**Directive**
Your job is to retype all of the data word for word, leaving every image out.

**Given information**
※ ※ ※
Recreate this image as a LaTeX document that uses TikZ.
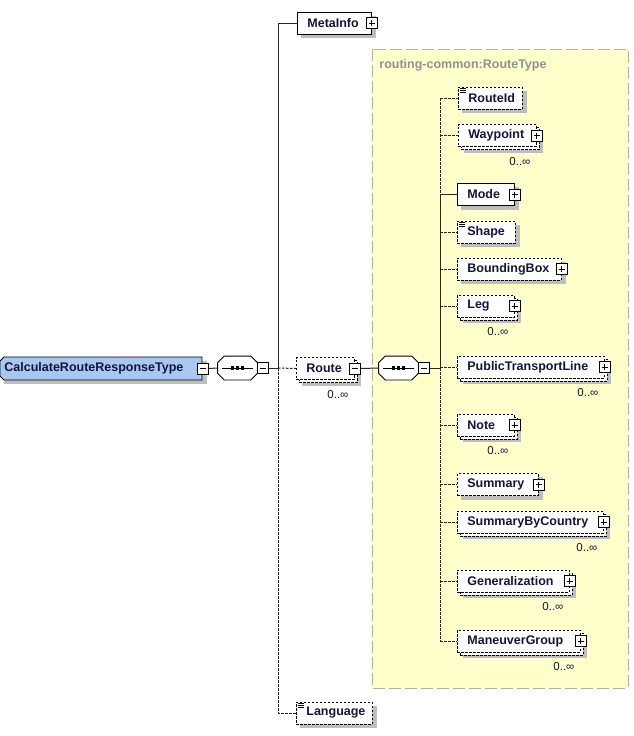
\documentclass[tikz,border=0pt]{standalone}
\usepackage{fontspec}
\setmainfont{Liberation Sans}
\usetikzlibrary{shadows,backgrounds}

\definecolor{elemtext}{RGB}{20,20,60}
\definecolor{rootblue}{RGB}{168,200,240}
\definecolor{typefill}{RGB}{255,255,204}
\definecolor{typeline}{RGB}{178,178,158}
\definecolor{typegray}{RGB}{145,145,145}
\definecolor{shadowgray}{RGB}{190,190,190}

\newcommand\elemfont{\fontsize{12.5}{14}\selectfont\bfseries}
\newcommand\occfont{\fontsize{11.5}{13}\selectfont}

\tikzset{
  elem/.style={draw, fill=white, anchor=west, minimum height=22pt, inner xsep=10pt, inner ysep=0pt,
    align=left, text=elemtext, font=\elemfont},
  tw/.style={text width=#1pt},
  opt/.style={dash pattern=on 2.5pt off 1.5pt},
  many/.style={copy shadow={shadow xshift=3pt, shadow yshift=-3pt, draw, fill=white, dash pattern=on 2.5pt off 1.5pt}},
  rootshape/.style={draw, fill=rootblue},
  rootelem/.style={anchor=west, minimum width=202pt, minimum height=23pt, inner xsep=4pt, inner ysep=0pt,
    text width=194pt, align=left, text=elemtext, font=\elemfont},
  seq/.style={minimum width=39pt, minimum height=23pt, inner sep=0pt},
  seqline/.style={draw, fill=white},
  pm/.style={draw, fill=white, solid, minimum size=11pt, inner sep=0pt},
  plusbox/.style={pm, path picture={
      \draw ([xshift=-3pt]path picture bounding box.center) -- ([xshift=3pt]path picture bounding box.center);
      \draw ([yshift=-3pt]path picture bounding box.center) -- ([yshift=3pt]path picture bounding box.center);
    }},
  minusbox/.style={pm, path picture={
      \draw ([xshift=-3pt]path picture bounding box.center) -- ([xshift=3pt]path picture bounding box.center);
    }},
  textmark/.style={line width=0.7pt, solid},
  conn/.style={line width=1pt, black!85},
  occ/.style={font=\occfont, text=elemtext, inner sep=0pt, anchor=north east},
  typebox/.style={fill=typefill, draw=typeline, line width=1pt, dash pattern=on 12pt off 4pt},
  typename/.style={anchor=west, inner sep=0pt, font=\elemfont, text=typegray},
  boxshadow/.style={fill=shadowgray}
}

\begin{document}
\begin{tikzpicture}[x=1pt, y=-1pt, line width=0.8pt]
    \useasboundingbox (0,0) rectangle (633,736);

    \node[typename] (typeName) at (379,65) {routing-common:RouteType};

    % root element
    \filldraw[rootshape] (4,357) -- (202,357) -- (202,380) -- (4,380) -- (0,376) -- (0,361) -- cycle;
    \node[rootelem] (root) at (0,368.5) {CalculateRouteResponseType};
    \node[minusbox] (rootPm) at (root.east) {};

    % the two sequences
    \foreach \s/\x in {seqTop/237.5, seqRoute/398.5} {
        \node[seq] (\s) at (\x,368) {};
        \filldraw[seqline] ([xshift=6.5pt]\s.north west) -- ([xshift=-6.5pt]\s.north east)
            -- ([yshift=-6.5pt]\s.north east) -- ([yshift=6.5pt]\s.south east)
            -- ([xshift=-6.5pt]\s.south east) -- ([xshift=6.5pt]\s.south west)
            -- ([yshift=6.5pt]\s.south west) -- ([yshift=-6.5pt]\s.north west) -- cycle;
        \draw ([xshift=4pt]\s.west) -- ([xshift=-4pt]\s.east);
        \foreach \d in {-5,0,5}
            \fill ([xshift=\d pt]\s.center) +(-1.75pt,-1.75pt) rectangle +(1.75pt,1.75pt);
        \node[minusbox, anchor=west] (\s Pm) at (\s.east) {};
    }

    \node[elem] (metaInfo) at (297,23) [tw=54] {MetaInfo};
    \node[elem, opt, many] (route) at (296,368.5) [tw=38] {Route};
    \node[elem, opt] (language) at (296,713) [tw=56] {Language};
    \node[minusbox] (routePm) at (route.east) {};

    % children of RouteType
    \node[elem, opt] (routeId) at (458,98) [tw=44] {RouteId};
    \node[elem, opt, many] (waypoint) at (458,135.5) [tw=58] {Waypoint};
    \node[elem] (mode) at (457,194.5) [tw=37] {Mode};
    \node[elem, opt] (shapeElem) at (457,232) [tw=38] {Shape};
    \node[elem, opt] (boundingBox) at (457,269) [tw=84] {BoundingBox};
    \node[elem, opt, many] (leg) at (457,306) [tw=37] {Leg};
    \node[elem, opt, many] (ptLine) at (457,367) [tw=127] {PublicTransportLine};
    \node[elem, opt, many] (note) at (457,425) [tw=37] {Note};
    \node[elem, opt] (summary) at (457,484.5) [tw=61] {Summary};
    \node[elem, opt, many] (sumCountry) at (457,522) [tw=126] {SummaryByCountry};
    \node[elem, opt, many] (generalization) at (457,581) [tw=92] {Generalization};
    \node[elem, opt, many] (maneuverGroup) at (457,641) [tw=103] {ManeuverGroup};

    \foreach \c in {metaInfo,waypoint,mode,boundingBox,leg,ptLine,note,summary,sumCountry,generalization,maneuverGroup}
        \node[plusbox] (\c Pm) at (\c.east) {};
    \foreach \c in {routeId,shapeElem,language}
        \foreach \k in {1.5,3.5,5.5}
            \draw[textmark] ([xshift=2pt,yshift=-\k pt]\c.north west) -- ++(6pt,0);
    \foreach \c in {route,waypoint,leg,ptLine,note,sumCountry,generalization,maneuverGroup}
        \node[occ] (\c Occ) at ([xshift=-6pt,yshift=-10pt]\c.south east) {0..∞};

    % connectors of the root sequence
    \coordinate (rootBusTop) at (278,23);
    \coordinate (rootBusMid) at (278,368);
    \coordinate (rootBusBot) at (278,713);
    \draw[conn] (rootPm.east) -- (seqTop.west);
    \draw[conn] (seqTopPm.east) -- (rootBusMid);
    \draw[conn] (rootBusMid) -- (rootBusTop) -- (metaInfo.west);
    \draw[conn, opt] (rootBusMid) -- (rootBusBot) -- (language.west);
    \draw[conn, opt] (rootBusMid) -- (route.west);

    % connectors of the RouteType sequence
    \coordinate (busTop) at (440,98);
    \coordinate (busMode) at (440,194.5);
    \coordinate (busMid) at (440,368);
    \coordinate (busBot) at (440,641);
    \draw[conn] (routePm.east) -- (seqRoute.west);
    \draw[conn] (seqRoutePm.east) -- (busMid);
    \draw[conn, opt] (busTop) -- (busMode);
    \draw[conn] (busMode) -- (busMid);
    \draw[conn, opt] (busMid) -- (busBot);
    \draw[conn] (busMode) -- (mode.west);
    \foreach \c in {routeId,waypoint,shapeElem,boundingBox,leg,ptLine,note,summary,sumCountry,generalization,maneuverGroup}
        \draw[conn, opt] (\c.west -| busTop) -- (\c.west);

    % type box and shadows behind everything
    \begin{scope}[on background layer]
        \filldraw[typebox] (372,49) rectangle (628,688);
        \foreach \c in {root,metaInfo,language,routeId,mode,shapeElem,boundingBox,summary}
            \fill[boxshadow] ([xshift=4pt,yshift=-4pt]\c.south west) rectangle ([xshift=4pt,yshift=-4pt]\c.north east);
        \foreach \c in {route,waypoint,leg,ptLine,note,sumCountry,generalization,maneuverGroup}
            \fill[boxshadow] ([xshift=6pt,yshift=-6pt]\c.south west) rectangle ([xshift=6pt,yshift=-6pt]\c.north east);
    \end{scope}
\end{tikzpicture}
\end{document}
※ ※ ※
**Complete response**
Recreate this image as a LaTeX document that uses TikZ.
\documentclass[tikz,border=0pt]{standalone}
\usepackage{fontspec}
\setmainfont{Liberation Sans}
\usetikzlibrary{shadows,backgrounds}

\definecolor{elemtext}{RGB}{20,20,60}
\definecolor{rootblue}{RGB}{168,200,240}
\definecolor{typefill}{RGB}{255,255,204}
\definecolor{typeline}{RGB}{178,178,158}
\definecolor{typegray}{RGB}{145,145,145}
\definecolor{shadowgray}{RGB}{190,190,190}

\newcommand\elemfont{\fontsize{12.5}{14}\selectfont\bfseries}
\newcommand\occfont{\fontsize{11.5}{13}\selectfont}

\tikzset{
  elem/.style={draw, fill=white, anchor=west, minimum height=22pt, inner xsep=10pt, inner ysep=0pt,
    align=left, text=elemtext, font=\elemfont},
  tw/.style={text width=#1pt},
  opt/.style={dash pattern=on 2.5pt off 1.5pt},
  many/.style={copy shadow={shadow xshift=3pt, shadow yshift=-3pt, draw, fill=white, dash pattern=on 2.5pt off 1.5pt}},
  rootshape/.style={draw, fill=rootblue},
  rootelem/.style={anchor=west, minimum width=202pt, minimum height=23pt, inner xsep=4pt, inner ysep=0pt,
    text width=194pt, align=left, text=elemtext, font=\elemfont},
  seq/.style={minimum width=39pt, minimum height=23pt, inner sep=0pt},
  seqline/.style={draw, fill=white},
  pm/.style={draw, fill=white, solid, minimum size=11pt, inner sep=0pt},
  plusbox/.style={pm, path picture={
      \draw ([xshift=-3pt]path picture bounding box.center) -- ([xshift=3pt]path picture bounding box.center);
      \draw ([yshift=-3pt]path picture bounding box.center) -- ([yshift=3pt]path picture bounding box.center);
    }},
  minusbox/.style={pm, path picture={
      \draw ([xshift=-3pt]path picture bounding box.center) -- ([xshift=3pt]path picture bounding box.center);
    }},
  textmark/.style={line width=0.7pt, solid},
  conn/.style={line width=1pt, black!85},
  occ/.style={font=\occfont, text=elemtext, inner sep=0pt, anchor=north east},
  typebox/.style={fill=typefill, draw=typeline, line width=1pt, dash pattern=on 12pt off 4pt},
  typename/.style={anchor=west, inner sep=0pt, font=\elemfont, text=typegray},
  boxshadow/.style={fill=shadowgray}
}

\begin{document}
\begin{tikzpicture}[x=1pt, y=-1pt, line width=0.8pt]
    \useasboundingbox (0,0) rectangle (633,736);

    \node[typename] (typeName) at (379,65) {routing-common:RouteType};

    % root element
    \filldraw[rootshape] (4,357) -- (202,357) -- (202,380) -- (4,380) -- (0,376) -- (0,361) -- cycle;
    \node[rootelem] (root) at (0,368.5) {CalculateRouteResponseType};
    \node[minusbox] (rootPm) at (root.east) {};

    % the two sequences
    \foreach \s/\x in {seqTop/237.5, seqRoute/398.5} {
        \node[seq] (\s) at (\x,368) {};
        \filldraw[seqline] ([xshift=6.5pt]\s.north west) -- ([xshift=-6.5pt]\s.north east)
            -- ([yshift=-6.5pt]\s.north east) -- ([yshift=6.5pt]\s.south east)
            -- ([xshift=-6.5pt]\s.south east) -- ([xshift=6.5pt]\s.south west)
            -- ([yshift=6.5pt]\s.south west) -- ([yshift=-6.5pt]\s.north west) -- cycle;
        \draw ([xshift=4pt]\s.west) -- ([xshift=-4pt]\s.east);
        \foreach \d in {-5,0,5}
            \fill ([xshift=\d pt]\s.center) +(-1.75pt,-1.75pt) rectangle +(1.75pt,1.75pt);
        \node[minusbox, anchor=west] (\s Pm) at (\s.east) {};
    }

    \node[elem] (metaInfo) at (297,23) [tw=54] {MetaInfo};
    \node[elem, opt, many] (route) at (296,368.5) [tw=38] {Route};
    \node[elem, opt] (language) at (296,713) [tw=56] {Language};
    \node[minusbox] (routePm) at (route.east) {};

    % children of RouteType
    \node[elem, opt] (routeId) at (458,98) [tw=44] {RouteId};
    \node[elem, opt, many] (waypoint) at (458,135.5) [tw=58] {Waypoint};
    \node[elem] (mode) at (457,194.5) [tw=37] {Mode};
    \node[elem, opt] (shapeElem) at (457,232) [tw=38] {Shape};
    \node[elem, opt] (boundingBox) at (457,269) [tw=84] {BoundingBox};
    \node[elem, opt, many] (leg) at (457,306) [tw=37] {Leg};
    \node[elem, opt, many] (ptLine) at (457,367) [tw=127] {PublicTransportLine};
    \node[elem, opt, many] (note) at (457,425) [tw=37] {Note};
    \node[elem, opt] (summary) at (457,484.5) [tw=61] {Summary};
    \node[elem, opt, many] (sumCountry) at (457,522) [tw=126] {SummaryByCountry};
    \node[elem, opt, many] (generalization) at (457,581) [tw=92] {Generalization};
    \node[elem, opt, many] (maneuverGroup) at (457,641) [tw=103] {ManeuverGroup};

    \foreach \c in {metaInfo,waypoint,mode,boundingBox,leg,ptLine,note,summary,sumCountry,generalization,maneuverGroup}
        \node[plusbox] (\c Pm) at (\c.east) {};
    \foreach \c in {routeId,shapeElem,language}
        \foreach \k in {1.5,3.5,5.5}
            \draw[textmark] ([xshift=2pt,yshift=-\k pt]\c.north west) -- ++(6pt,0);
    \foreach \c in {route,waypoint,leg,ptLine,note,sumCountry,generalization,maneuverGroup}
        \node[occ] (\c Occ) at ([xshift=-6pt,yshift=-10pt]\c.south east) {0..∞};

    % connectors of the root sequence
    \coordinate (rootBusTop) at (278,23);
    \coordinate (rootBusMid) at (278,368);
    \coordinate (rootBusBot) at (278,713);
    \draw[conn] (rootPm.east) -- (seqTop.west);
    \draw[conn] (seqTopPm.east) -- (rootBusMid);
    \draw[conn] (rootBusMid) -- (rootBusTop) -- (metaInfo.west);
    \draw[conn, opt] (rootBusMid) -- (rootBusBot) -- (language.west);
    \draw[conn, opt] (rootBusMid) -- (route.west);

    % connectors of the RouteType sequence
    \coordinate (busTop) at (440,98);
    \coordinate (busMode) at (440,194.5);
    \coordinate (busMid) at (440,368);
    \coordinate (busBot) at (440,641);
    \draw[conn] (routePm.east) -- (seqRoute.west);
    \draw[conn] (seqRoutePm.east) -- (busMid);
    \draw[conn, opt] (busTop) -- (busMode);
    \draw[conn] (busMode) -- (busMid);
    \draw[conn, opt] (busMid) -- (busBot);
    \draw[conn] (busMode) -- (mode.west);
    \foreach \c in {routeId,waypoint,shapeElem,boundingBox,leg,ptLine,note,summary,sumCountry,generalization,maneuverGroup}
        \draw[conn, opt] (\c.west -| busTop) -- (\c.west);

    % type box and shadows behind everything
    \begin{scope}[on background layer]
        \filldraw[typebox] (372,49) rectangle (628,688);
        \foreach \c in {root,metaInfo,language,routeId,mode,shapeElem,boundingBox,summary}
            \fill[boxshadow] ([xshift=4pt,yshift=-4pt]\c.south west) rectangle ([xshift=4pt,yshift=-4pt]\c.north east);
        \foreach \c in {route,waypoint,leg,ptLine,note,sumCountry,generalization,maneuverGroup}
            \fill[boxshadow] ([xshift=6pt,yshift=-6pt]\c.south west) rectangle ([xshift=6pt,yshift=-6pt]\c.north east);
    \end{scope}
\end{tikzpicture}
\end{document}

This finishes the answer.